Algumas legislações impulsionaram esse crescimento. Lei federal determinou que todas as crianças entre 4 e 5 anos precisam estar matriculadas, a partir de 2016.
Ainda que a exigência não tenha sido completamente atendida (está em 91% do atendimento), houve crescimento. Em 2002, o índice era de 69%.
Outra legislação, o Plano Nacional de Educação, determina que 50% das crianças de 0 a 3 anos devem estar em creches até 2024. O atendimento hoje é de 30%, mas já foi de apenas 17% em 2005.
Em grande parte, essa pressão por aumento de vagas vem da necessidade das mães precisarem trabalhar e deixar os filhos em algum lugar seguro.
O atendimento público para o ensino infantil deve ser garantido pelas prefeituras, com apoio dos estados e da União.
Essa amarração, determinada pela Constituição, tem sido mais um dificultador para o ensino infantil. Se a União tem enfrentado problemas orçamentários, a situação é ainda pior para os municípios.
Recentemente, uma política nacional foi aprovada e pode ajudar a melhorar a qualidade das creches e pré-escolas.

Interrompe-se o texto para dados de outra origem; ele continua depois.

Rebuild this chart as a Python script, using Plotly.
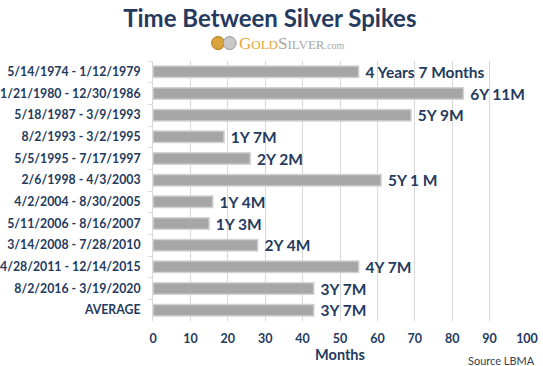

A Base Nacional Comum Curricular, que deve começar a ser implementada no ano que vem, estabelece o que cada criança e jovem deve aprender, em cada ano, da creche ao ensino médio.
O documento determina, por exemplo, que crianças na casa entre 2 e 4 anos deve saber criar sons com materiais, objetos e instrumentos musicais, para acompanhar diversos ritmos de música.
E que na etapa seguinte deva expressar-se livremente por meio de desenho, pintura, colagem, dobradura e escultura. Até então, não estava tão claro o que cada criança deveria aprender em cada etapa.
"A Base Nacional é uma grande oportunidade de melhorar todo o sistema, incluindo a formação dos professores. Mas, sem um grande esforço de implementação, será uma oportunidade perdida", disse Beatriz Abuchaim, gerente de conhecimento aplicado da Fundação Maria Cecilia Souto Vidigal, que atua na primeira infância.